**YOUR GOAL:**
Strip the pictures and reproduce the rest of the listing exactly.

-- Start GIVEN INFORMATION --

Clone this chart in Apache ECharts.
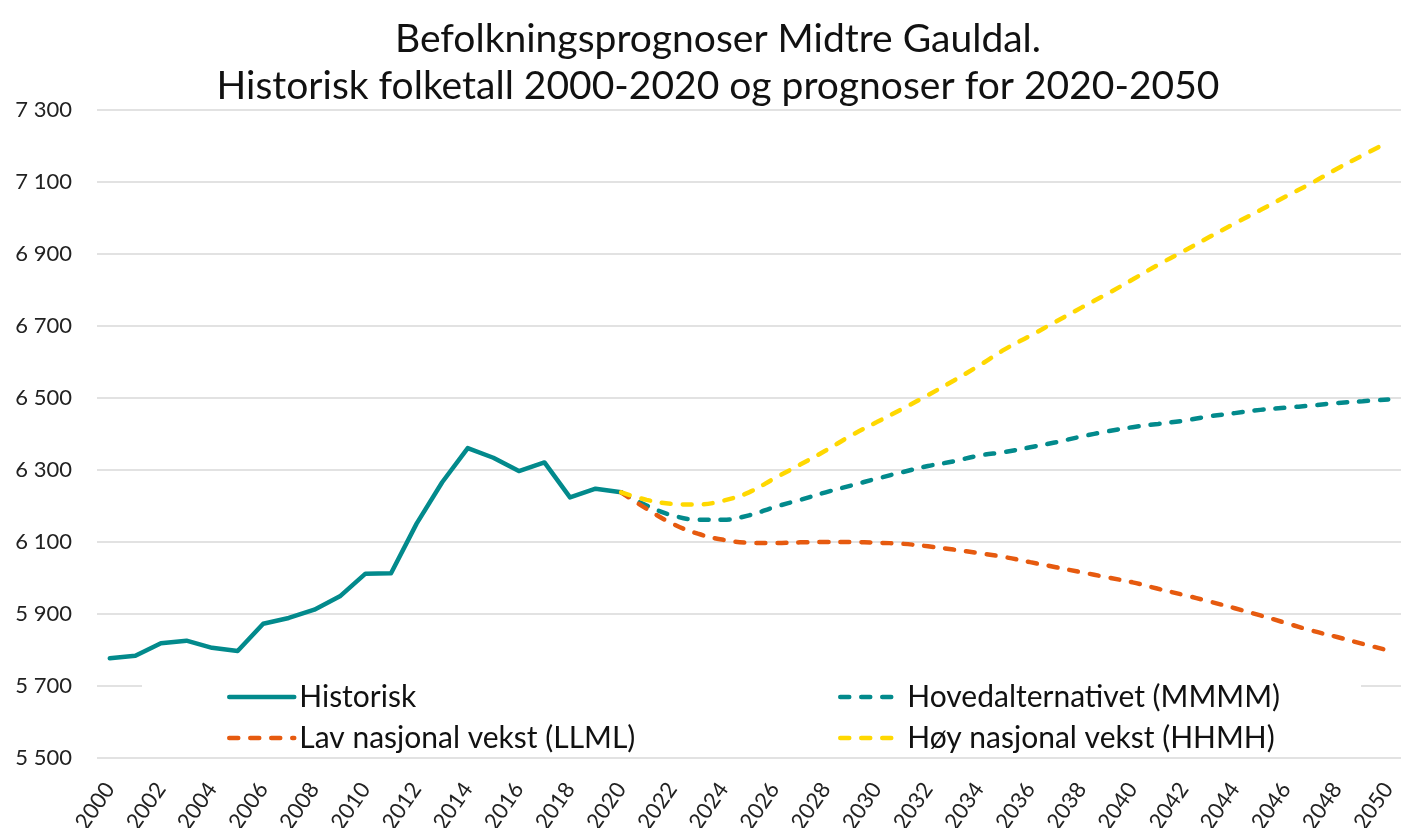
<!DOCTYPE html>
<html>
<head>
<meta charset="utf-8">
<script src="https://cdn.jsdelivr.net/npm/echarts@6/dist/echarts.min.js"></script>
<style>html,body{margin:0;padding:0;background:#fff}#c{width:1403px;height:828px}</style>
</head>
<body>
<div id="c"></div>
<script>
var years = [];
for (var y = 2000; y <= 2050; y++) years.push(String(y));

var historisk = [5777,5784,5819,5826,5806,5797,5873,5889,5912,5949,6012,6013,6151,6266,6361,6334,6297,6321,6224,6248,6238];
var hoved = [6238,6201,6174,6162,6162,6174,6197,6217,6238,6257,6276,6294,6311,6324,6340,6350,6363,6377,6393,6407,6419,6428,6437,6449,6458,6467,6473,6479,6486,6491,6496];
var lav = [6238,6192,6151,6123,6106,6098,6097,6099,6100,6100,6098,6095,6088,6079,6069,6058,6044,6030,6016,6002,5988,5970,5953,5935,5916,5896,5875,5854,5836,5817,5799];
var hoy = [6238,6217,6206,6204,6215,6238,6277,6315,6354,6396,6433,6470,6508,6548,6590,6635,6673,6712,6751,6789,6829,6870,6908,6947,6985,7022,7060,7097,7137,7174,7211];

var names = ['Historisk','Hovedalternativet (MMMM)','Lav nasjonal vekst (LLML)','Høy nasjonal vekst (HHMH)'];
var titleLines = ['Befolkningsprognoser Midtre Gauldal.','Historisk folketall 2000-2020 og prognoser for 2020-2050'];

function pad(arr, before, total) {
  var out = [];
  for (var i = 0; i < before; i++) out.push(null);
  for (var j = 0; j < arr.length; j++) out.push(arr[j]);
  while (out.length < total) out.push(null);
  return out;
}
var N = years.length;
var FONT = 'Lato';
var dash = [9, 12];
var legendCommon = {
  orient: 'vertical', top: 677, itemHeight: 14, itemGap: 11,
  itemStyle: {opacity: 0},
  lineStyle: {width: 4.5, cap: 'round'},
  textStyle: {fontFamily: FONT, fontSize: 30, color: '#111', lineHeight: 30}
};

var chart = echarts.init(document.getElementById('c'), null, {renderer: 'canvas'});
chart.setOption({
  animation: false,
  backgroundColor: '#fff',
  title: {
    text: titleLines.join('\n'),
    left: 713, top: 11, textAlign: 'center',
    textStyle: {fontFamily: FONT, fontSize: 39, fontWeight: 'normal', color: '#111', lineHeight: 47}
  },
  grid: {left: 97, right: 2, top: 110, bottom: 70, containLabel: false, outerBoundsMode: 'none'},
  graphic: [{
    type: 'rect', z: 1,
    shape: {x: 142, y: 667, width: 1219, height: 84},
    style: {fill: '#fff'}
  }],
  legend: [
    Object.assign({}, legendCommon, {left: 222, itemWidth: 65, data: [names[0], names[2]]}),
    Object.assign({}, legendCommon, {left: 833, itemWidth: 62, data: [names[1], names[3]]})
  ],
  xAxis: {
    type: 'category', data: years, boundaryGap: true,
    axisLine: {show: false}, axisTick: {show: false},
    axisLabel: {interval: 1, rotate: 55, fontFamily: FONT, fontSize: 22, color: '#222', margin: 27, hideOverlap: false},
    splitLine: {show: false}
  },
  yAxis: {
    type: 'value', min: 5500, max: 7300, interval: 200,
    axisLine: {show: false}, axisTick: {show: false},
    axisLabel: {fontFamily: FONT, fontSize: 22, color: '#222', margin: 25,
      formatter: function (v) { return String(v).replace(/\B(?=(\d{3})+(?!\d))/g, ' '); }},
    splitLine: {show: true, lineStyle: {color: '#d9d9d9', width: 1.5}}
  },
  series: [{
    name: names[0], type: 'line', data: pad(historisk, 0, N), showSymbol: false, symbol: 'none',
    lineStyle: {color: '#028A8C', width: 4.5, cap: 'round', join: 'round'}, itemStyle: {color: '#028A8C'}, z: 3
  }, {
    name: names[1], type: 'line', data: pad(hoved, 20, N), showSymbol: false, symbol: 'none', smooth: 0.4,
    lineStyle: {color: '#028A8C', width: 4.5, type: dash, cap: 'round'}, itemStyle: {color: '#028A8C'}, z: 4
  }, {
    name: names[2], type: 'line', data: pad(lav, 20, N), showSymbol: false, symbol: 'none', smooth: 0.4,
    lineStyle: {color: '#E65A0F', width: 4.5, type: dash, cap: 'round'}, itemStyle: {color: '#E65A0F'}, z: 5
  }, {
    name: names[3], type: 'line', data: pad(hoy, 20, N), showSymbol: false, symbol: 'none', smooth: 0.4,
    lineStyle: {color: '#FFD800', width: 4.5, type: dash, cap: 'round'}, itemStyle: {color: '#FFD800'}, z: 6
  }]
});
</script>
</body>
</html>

-- End GIVEN INFORMATION --

**REPLY TO THE EXERCISE:**
Clone this chart in Apache ECharts.
<!DOCTYPE html>
<html>
<head>
<meta charset="utf-8">
<script src="https://cdn.jsdelivr.net/npm/echarts@6/dist/echarts.min.js"></script>
<style>html,body{margin:0;padding:0;background:#fff}#c{width:1403px;height:828px}</style>
</head>
<body>
<div id="c"></div>
<script>
var years = [];
for (var y = 2000; y <= 2050; y++) years.push(String(y));

var historisk = [5777,5784,5819,5826,5806,5797,5873,5889,5912,5949,6012,6013,6151,6266,6361,6334,6297,6321,6224,6248,6238];
var hoved = [6238,6201,6174,6162,6162,6174,6197,6217,6238,6257,6276,6294,6311,6324,6340,6350,6363,6377,6393,6407,6419,6428,6437,6449,6458,6467,6473,6479,6486,6491,6496];
var lav = [6238,6192,6151,6123,6106,6098,6097,6099,6100,6100,6098,6095,6088,6079,6069,6058,6044,6030,6016,6002,5988,5970,5953,5935,5916,5896,5875,5854,5836,5817,5799];
var hoy = [6238,6217,6206,6204,6215,6238,6277,6315,6354,6396,6433,6470,6508,6548,6590,6635,6673,6712,6751,6789,6829,6870,6908,6947,6985,7022,7060,7097,7137,7174,7211];

var names = ['Historisk','Hovedalternativet (MMMM)','Lav nasjonal vekst (LLML)','Høy nasjonal vekst (HHMH)'];
var titleLines = ['Befolkningsprognoser Midtre Gauldal.','Historisk folketall 2000-2020 og prognoser for 2020-2050'];

function pad(arr, before, total) {
  var out = [];
  for (var i = 0; i < before; i++) out.push(null);
  for (var j = 0; j < arr.length; j++) out.push(arr[j]);
  while (out.length < total) out.push(null);
  return out;
}
var N = years.length;
var FONT = 'Lato';
var dash = [9, 12];
var legendCommon = {
  orient: 'vertical', top: 677, itemHeight: 14, itemGap: 11,
  itemStyle: {opacity: 0},
  lineStyle: {width: 4.5, cap: 'round'},
  textStyle: {fontFamily: FONT, fontSize: 30, color: '#111', lineHeight: 30}
};

var chart = echarts.init(document.getElementById('c'), null, {renderer: 'canvas'});
chart.setOption({
  animation: false,
  backgroundColor: '#fff',
  title: {
    text: titleLines.join('\n'),
    left: 713, top: 11, textAlign: 'center',
    textStyle: {fontFamily: FONT, fontSize: 39, fontWeight: 'normal', color: '#111', lineHeight: 47}
  },
  grid: {left: 97, right: 2, top: 110, bottom: 70, containLabel: false, outerBoundsMode: 'none'},
  graphic: [{
    type: 'rect', z: 1,
    shape: {x: 142, y: 667, width: 1219, height: 84},
    style: {fill: '#fff'}
  }],
  legend: [
    Object.assign({}, legendCommon, {left: 222, itemWidth: 65, data: [names[0], names[2]]}),
    Object.assign({}, legendCommon, {left: 833, itemWidth: 62, data: [names[1], names[3]]})
  ],
  xAxis: {
    type: 'category', data: years, boundaryGap: true,
    axisLine: {show: false}, axisTick: {show: false},
    axisLabel: {interval: 1, rotate: 55, fontFamily: FONT, fontSize: 22, color: '#222', margin: 27, hideOverlap: false},
    splitLine: {show: false}
  },
  yAxis: {
    type: 'value', min: 5500, max: 7300, interval: 200,
    axisLine: {show: false}, axisTick: {show: false},
    axisLabel: {fontFamily: FONT, fontSize: 22, color: '#222', margin: 25,
      formatter: function (v) { return String(v).replace(/\B(?=(\d{3})+(?!\d))/g, ' '); }},
    splitLine: {show: true, lineStyle: {color: '#d9d9d9', width: 1.5}}
  },
  series: [{
    name: names[0], type: 'line', data: pad(historisk, 0, N), showSymbol: false, symbol: 'none',
    lineStyle: {color: '#028A8C', width: 4.5, cap: 'round', join: 'round'}, itemStyle: {color: '#028A8C'}, z: 3
  }, {
    name: names[1], type: 'line', data: pad(hoved, 20, N), showSymbol: false, symbol: 'none', smooth: 0.4,
    lineStyle: {color: '#028A8C', width: 4.5, type: dash, cap: 'round'}, itemStyle: {color: '#028A8C'}, z: 4
  }, {
    name: names[2], type: 'line', data: pad(lav, 20, N), showSymbol: false, symbol: 'none', smooth: 0.4,
    lineStyle: {color: '#E65A0F', width: 4.5, type: dash, cap: 'round'}, itemStyle: {color: '#E65A0F'}, z: 5
  }, {
    name: names[3], type: 'line', data: pad(hoy, 20, N), showSymbol: false, symbol: 'none', smooth: 0.4,
    lineStyle: {color: '#FFD800', width: 4.5, type: dash, cap: 'round'}, itemStyle: {color: '#FFD800'}, z: 6
  }]
});
</script>
</body>
</html>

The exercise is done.